Following the conformity with 2030 Agenda for Sustainable Development, most particularly, the vision of financing the Sustainable Development Goals (SDGs), the United Nations (UN) has warmly acknowledged BRI agreed to incorporate BRI into its resolution in 2016 calling for all parties to participate in the mega project.

Most significantly, the United Nations Development Programme (UNDP) was the first international organization that signed a Memorandum of Understanding (MOU) in September 2016 and a concrete Action Plan in May 2017 with China as a part of strategic partnership with BRI.

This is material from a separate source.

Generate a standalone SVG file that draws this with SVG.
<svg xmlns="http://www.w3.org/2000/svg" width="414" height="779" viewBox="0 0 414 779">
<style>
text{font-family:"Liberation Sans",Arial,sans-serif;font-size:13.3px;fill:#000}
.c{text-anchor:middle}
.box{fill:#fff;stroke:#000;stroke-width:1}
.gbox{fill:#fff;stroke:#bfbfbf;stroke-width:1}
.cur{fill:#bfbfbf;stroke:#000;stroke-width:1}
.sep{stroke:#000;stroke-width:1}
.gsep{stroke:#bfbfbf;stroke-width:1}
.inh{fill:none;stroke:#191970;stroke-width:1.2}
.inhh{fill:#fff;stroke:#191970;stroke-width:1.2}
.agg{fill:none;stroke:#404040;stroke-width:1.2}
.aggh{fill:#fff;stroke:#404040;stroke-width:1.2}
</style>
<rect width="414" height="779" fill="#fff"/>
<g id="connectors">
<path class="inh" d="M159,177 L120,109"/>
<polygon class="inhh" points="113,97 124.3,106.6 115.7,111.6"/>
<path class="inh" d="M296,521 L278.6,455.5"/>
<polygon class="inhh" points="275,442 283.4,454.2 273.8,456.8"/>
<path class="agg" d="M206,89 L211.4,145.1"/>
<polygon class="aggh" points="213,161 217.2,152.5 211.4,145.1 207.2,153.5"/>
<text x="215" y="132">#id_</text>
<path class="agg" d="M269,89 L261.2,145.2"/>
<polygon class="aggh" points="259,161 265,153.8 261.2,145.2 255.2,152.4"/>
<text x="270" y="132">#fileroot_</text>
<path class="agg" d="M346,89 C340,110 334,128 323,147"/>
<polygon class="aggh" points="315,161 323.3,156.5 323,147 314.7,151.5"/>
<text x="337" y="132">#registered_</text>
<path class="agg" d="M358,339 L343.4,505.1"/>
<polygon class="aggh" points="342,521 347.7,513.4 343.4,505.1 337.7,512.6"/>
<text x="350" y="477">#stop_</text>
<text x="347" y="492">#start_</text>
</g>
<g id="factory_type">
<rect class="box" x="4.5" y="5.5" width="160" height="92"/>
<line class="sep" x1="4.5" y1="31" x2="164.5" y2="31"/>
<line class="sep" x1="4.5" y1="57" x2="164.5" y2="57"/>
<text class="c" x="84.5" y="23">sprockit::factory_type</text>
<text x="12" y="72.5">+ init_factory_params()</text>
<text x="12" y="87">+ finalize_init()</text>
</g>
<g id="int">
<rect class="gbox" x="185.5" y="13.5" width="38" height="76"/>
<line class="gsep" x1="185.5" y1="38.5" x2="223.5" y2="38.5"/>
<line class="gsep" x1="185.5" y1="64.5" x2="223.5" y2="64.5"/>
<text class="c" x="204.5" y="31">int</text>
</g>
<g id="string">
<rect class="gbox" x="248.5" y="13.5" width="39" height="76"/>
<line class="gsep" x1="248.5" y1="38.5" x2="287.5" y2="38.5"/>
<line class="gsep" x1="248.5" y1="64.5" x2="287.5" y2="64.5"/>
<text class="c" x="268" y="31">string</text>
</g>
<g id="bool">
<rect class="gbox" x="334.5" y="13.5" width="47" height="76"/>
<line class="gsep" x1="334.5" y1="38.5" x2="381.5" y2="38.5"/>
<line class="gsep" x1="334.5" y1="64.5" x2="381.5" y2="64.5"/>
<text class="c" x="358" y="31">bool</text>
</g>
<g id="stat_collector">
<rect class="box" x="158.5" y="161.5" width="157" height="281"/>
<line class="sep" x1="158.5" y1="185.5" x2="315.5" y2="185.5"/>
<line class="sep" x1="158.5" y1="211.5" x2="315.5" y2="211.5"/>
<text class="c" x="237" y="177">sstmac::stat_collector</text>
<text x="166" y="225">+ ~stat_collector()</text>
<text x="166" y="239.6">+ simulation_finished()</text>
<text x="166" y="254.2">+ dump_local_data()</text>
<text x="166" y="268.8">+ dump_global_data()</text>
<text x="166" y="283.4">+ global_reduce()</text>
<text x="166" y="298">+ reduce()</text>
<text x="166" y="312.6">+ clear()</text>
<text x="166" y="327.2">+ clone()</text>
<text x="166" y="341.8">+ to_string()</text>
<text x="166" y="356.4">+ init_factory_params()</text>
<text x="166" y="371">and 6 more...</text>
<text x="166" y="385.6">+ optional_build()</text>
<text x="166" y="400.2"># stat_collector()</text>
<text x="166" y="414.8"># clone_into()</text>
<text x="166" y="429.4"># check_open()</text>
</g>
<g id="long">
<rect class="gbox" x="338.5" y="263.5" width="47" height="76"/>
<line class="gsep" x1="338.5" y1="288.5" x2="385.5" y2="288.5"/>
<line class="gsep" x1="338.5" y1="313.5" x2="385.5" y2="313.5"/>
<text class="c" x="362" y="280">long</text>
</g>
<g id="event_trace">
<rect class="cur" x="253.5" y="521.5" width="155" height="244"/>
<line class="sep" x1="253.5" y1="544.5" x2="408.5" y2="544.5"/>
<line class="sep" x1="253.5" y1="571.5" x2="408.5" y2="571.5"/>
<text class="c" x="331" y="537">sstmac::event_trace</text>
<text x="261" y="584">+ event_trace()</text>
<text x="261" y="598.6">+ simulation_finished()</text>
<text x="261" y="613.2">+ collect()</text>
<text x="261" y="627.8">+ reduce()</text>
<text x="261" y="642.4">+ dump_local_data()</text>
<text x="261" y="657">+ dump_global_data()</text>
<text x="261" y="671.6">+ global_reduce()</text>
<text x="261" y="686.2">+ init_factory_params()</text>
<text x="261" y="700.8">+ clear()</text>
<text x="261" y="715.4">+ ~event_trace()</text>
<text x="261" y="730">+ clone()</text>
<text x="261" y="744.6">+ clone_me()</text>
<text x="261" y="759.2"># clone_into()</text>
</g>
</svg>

BRI has successfully proven its vision of building infrastructure of connectivity, policy coordination, unimpeded trade facilitation, financial integration, and people-to-people ties adhering to the principle of common prosperity and development. Though some critical views on so-called “debt trap” were raised on few media reports, the world has soon come to know that BRI is endowed with coherent set of principles where “win-win” situation, rather than “win-lose” or “zero-sum,” through “all-round connectivity” gets the ultimate priority. Chinese State Councilor and Foreign Minister, Wang Yi, has reiterated, “The China-proposed Belt and Road Initiative is not a geopolitical tool or a debt trap for participating countries, but a platform for cooperation”.

As for example, China-Pakistan Economic Corridor (CPEC), a flagship project of BRI, has made remarkable progress and successfully been demonstrated as a “debt reliever” rather than “debt trap” for Pakistan. Simultaneously, it has also been elucidated that the so-called “debt trap” related to Sri Lankan Hambantota port with Chinese loans as a part of BRI is a myth. The crisis of Sri Lanka’s debt repayment is mostly related to its total foreign debt, while Chinese loans account for only about 10 percent with concessional terms.

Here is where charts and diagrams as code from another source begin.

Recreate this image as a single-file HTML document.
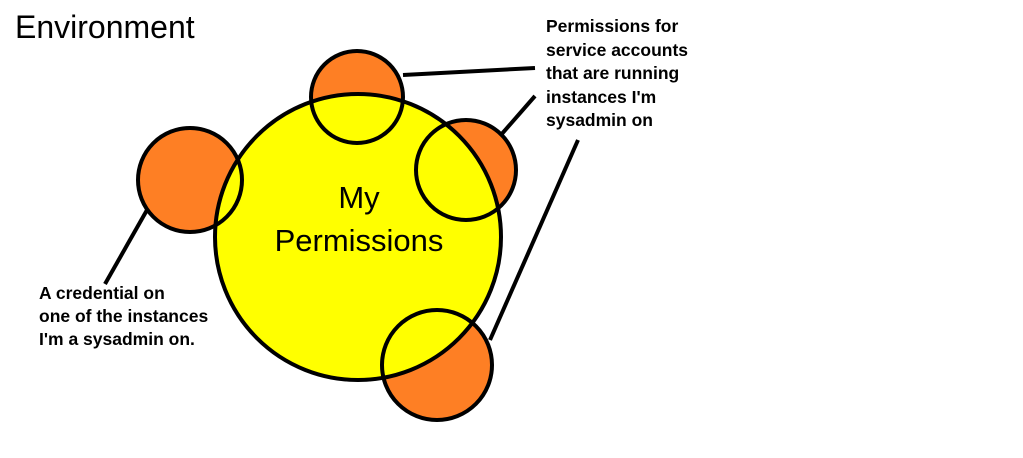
<!DOCTYPE html>
<html><head><style>
body{margin:0;background:#fff;width:1023px;height:453px;overflow:hidden;font-family:"Liberation Sans",sans-serif}
</style></head><body>
<svg width="1023" height="453" xmlns="http://www.w3.org/2000/svg">
<rect width="1023" height="453" fill="#fff"/>
<g fill="#fe7f24">
<circle cx="357" cy="97" r="46"/>
<circle cx="466" cy="170" r="50"/>
<circle cx="190" cy="180" r="52"/>
<circle cx="437" cy="365" r="55"/>
</g>
<circle cx="358" cy="237" r="143" fill="#ffff00"/>
<g fill="none" stroke="#000" stroke-width="4">
<circle cx="358" cy="237" r="143"/>
<circle cx="357" cy="97" r="46"/>
<circle cx="466" cy="170" r="50"/>
<circle cx="190" cy="180" r="52"/>
<circle cx="437" cy="365" r="55"/>
<line x1="403" y1="75" x2="535" y2="68"/>
<line x1="500" y1="136" x2="535" y2="96"/>
<line x1="147" y1="210" x2="105" y2="284"/>
<line x1="490" y1="340" x2="578" y2="140"/>
</g>
<text x="15" y="38" font-size="32" fill="#000">Environment</text>
<text x="359" y="208" font-size="31" text-anchor="middle">My</text>
<text x="359" y="251" font-size="31" text-anchor="middle">Permissions</text>
<g font-size="17.5" font-weight="bold" fill="#000">
<text x="546" y="32">Permissions for</text>
<text x="546" y="56">service accounts</text>
<text x="546" y="79">that are running</text>
<text x="546" y="103">instances I'm</text>
<text x="546" y="126">sysadmin on</text>
<text x="39" y="299">A credential on</text>
<text x="39" y="322">one of the instances</text>
<text x="39" y="345">I'm a sysadmin on.</text>
</g>
</svg>
</body></html>
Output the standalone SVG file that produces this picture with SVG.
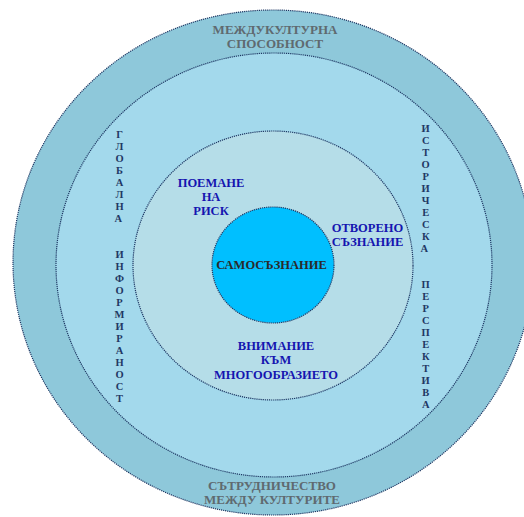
<svg xmlns="http://www.w3.org/2000/svg" width="524" height="517" viewBox="0 0 524 517">
<style>
.ring{stroke:#1F3864;stroke-width:1.2;stroke-dasharray:1.2 0.9}
text{font-family:"Liberation Serif","Times New Roman",serif;font-weight:bold;text-anchor:middle}
.outer{font-size:13px;fill:#5F6A70}
.vert{font-size:10.5px;fill:#1F3864}
.blue{font-size:12.5px;fill:#1515B0}
.core{font-size:12.5px;fill:#2A2A2A}
</style>
<rect width="524" height="517" fill="#FFFFFF"/>
<g id="ring-outer">
<ellipse class="ring" cx="273" cy="262.5" rx="260" ry="252.5" fill="#8EC8DA"/>
<text class="outer" x="275" y="34">МЕЖДУКУЛТУРНА</text>
<text class="outer" x="275" y="48">СПОСОБНОСТ</text>
<text class="outer" x="272" y="490">СЪТРУДНИЧЕСТВО</text>
<text class="outer" x="272" y="504">МЕЖДУ КУЛТУРИТЕ</text>
</g>
<g id="ring-second">
<ellipse class="ring" cx="274" cy="265" rx="218" ry="212" fill="#A3D9EC"/>
<text class="vert" x="119.5">
<tspan x="119.5" y="138.3">Г</tspan><tspan x="119.5" y="150.3">Л</tspan><tspan x="119.5" y="162.3">О</tspan><tspan x="119.5" y="174.3">Б</tspan><tspan x="119.5" y="186.3">А</tspan><tspan x="119.5" y="198.3">Л</tspan><tspan x="119.5" y="210.3">Н</tspan><tspan x="119.5" y="222.3">А</tspan>
<tspan x="119.5" y="258">И</tspan><tspan x="119.5" y="270">Н</tspan><tspan x="119.5" y="282">Ф</tspan><tspan x="119.5" y="294">О</tspan><tspan x="119.5" y="306">Р</tspan><tspan x="119.5" y="318">М</tspan><tspan x="119.5" y="330">И</tspan><tspan x="119.5" y="342">Р</tspan><tspan x="119.5" y="354">А</tspan><tspan x="119.5" y="366">Н</tspan><tspan x="119.5" y="378">О</tspan><tspan x="119.5" y="390">С</tspan><tspan x="119.5" y="402">Т</tspan>
</text>
<text class="vert" x="425.7">
<tspan x="425.7" y="132">И</tspan><tspan x="425.7" y="144">С</tspan><tspan x="425.7" y="156">Т</tspan><tspan x="425.7" y="168">О</tspan><tspan x="425.7" y="180">Р</tspan><tspan x="425.7" y="192">И</tspan><tspan x="425.7" y="204">Ч</tspan><tspan x="425.7" y="216">Е</tspan><tspan x="425.7" y="228">С</tspan><tspan x="425.7" y="240">К</tspan><tspan x="425.7" y="252">А</tspan>
<tspan x="425.7" y="288">П</tspan><tspan x="425.7" y="300">Е</tspan><tspan x="425.7" y="312">Р</tspan><tspan x="425.7" y="324">С</tspan><tspan x="425.7" y="336">П</tspan><tspan x="425.7" y="348">Е</tspan><tspan x="425.7" y="360">К</tspan><tspan x="425.7" y="372">Т</tspan><tspan x="425.7" y="384">И</tspan><tspan x="425.7" y="396">В</tspan><tspan x="425.7" y="408">А</tspan>
</text>
</g>
<g id="ring-third">
<ellipse class="ring" cx="273" cy="265.5" rx="140" ry="134.5" fill="#B5DDE8"/>
<text class="blue" x="211" y="187">ПОЕМАНЕ</text>
<text class="blue" x="211" y="201">НА</text>
<text class="blue" x="211" y="215">РИСК</text>
<text class="blue" x="367.5" y="232">ОТВОРЕНО</text>
<text class="blue" x="367.5" y="246">СЪЗНАНИЕ</text>
<text class="blue" x="276" y="350">ВНИМАНИЕ</text>
<text class="blue" x="276" y="364">КЪМ</text>
<text class="blue" x="276" y="379">МНОГООБРАЗИЕТО</text>
</g>
<g id="core">
<ellipse class="ring" cx="273" cy="265" rx="61" ry="58" fill="#00BFFF"/>
<text class="core" x="271.5" y="269">САМОСЪЗНАНИЕ</text>
</g>
<g id="connectors"/>
</svg>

The Silk Road Economic Belt and the 21st Century Maritime Silk Road envisage China’s commitment to invest heavily for the infrastructure and transport development in order to strengthen the economic capacity and connectivity among the nations within the Belt and Road. The project is largely expected to facilitate economic growth and development in many developing countries through the potential use of enhanced overland and maritime connectivity across the world.

With the vision of common growth and shared benefits, the Belt and Road construction projects have almost resulted $460 billion worth of investments since the inception of BRI in 2013, while China’s direct investment in Belt and Road countries surpassed $90 billion.

The world has already witnessing China’s expanding trade and investment ties with countries along the Belt and Road over the past five years. According to National Development and Reform Commission (NDRC), the total trade volume between China and countries involved in BRI has exceeded $6 trillion. BRI is also expected to add $117 billion to global trade in 2019 through higher trade volumes. The World Bank reports that BRI may reduce the costs of global trade by 1.1 to 2.2 percent and can contribute at least 0.1 percent of global growth in 2019.

BRI has also largely bolstering bilateral ties between China with her partners across the Belt and Road with shared interests and mutual benefits. The enhanced ties between China and Pakistan under the CPEC can be exemplified in this regard. Both China and Pakistan have pledged to jointly promote the construction of the CPEC and foster their bilateral ties. The tangible benefits under CPEC have intensified the relations between the two countries into a new height.

Chinese President Xi Jinping’s announcement on BRI has also paved a new dimension in Bangladesh-China relations, whereas Bangladesh stands as an important partner in both the Silk Road Economic Belt and the 21st Century Maritime Silk Road. Bangladesh formally joins BRI during Chinese President Xi Jinping’s visit to Dhaka in October 2016. The country perceives BRI as an enormous opportunity of becoming a middle-income country by 2021 and a developed country by 2041.

No wonder to mention that BRI represents an opportunity to build a new type of international relations based on the principle of multipolarism, open economy, common prosperity, mutual development, and community with a shared future for mankind.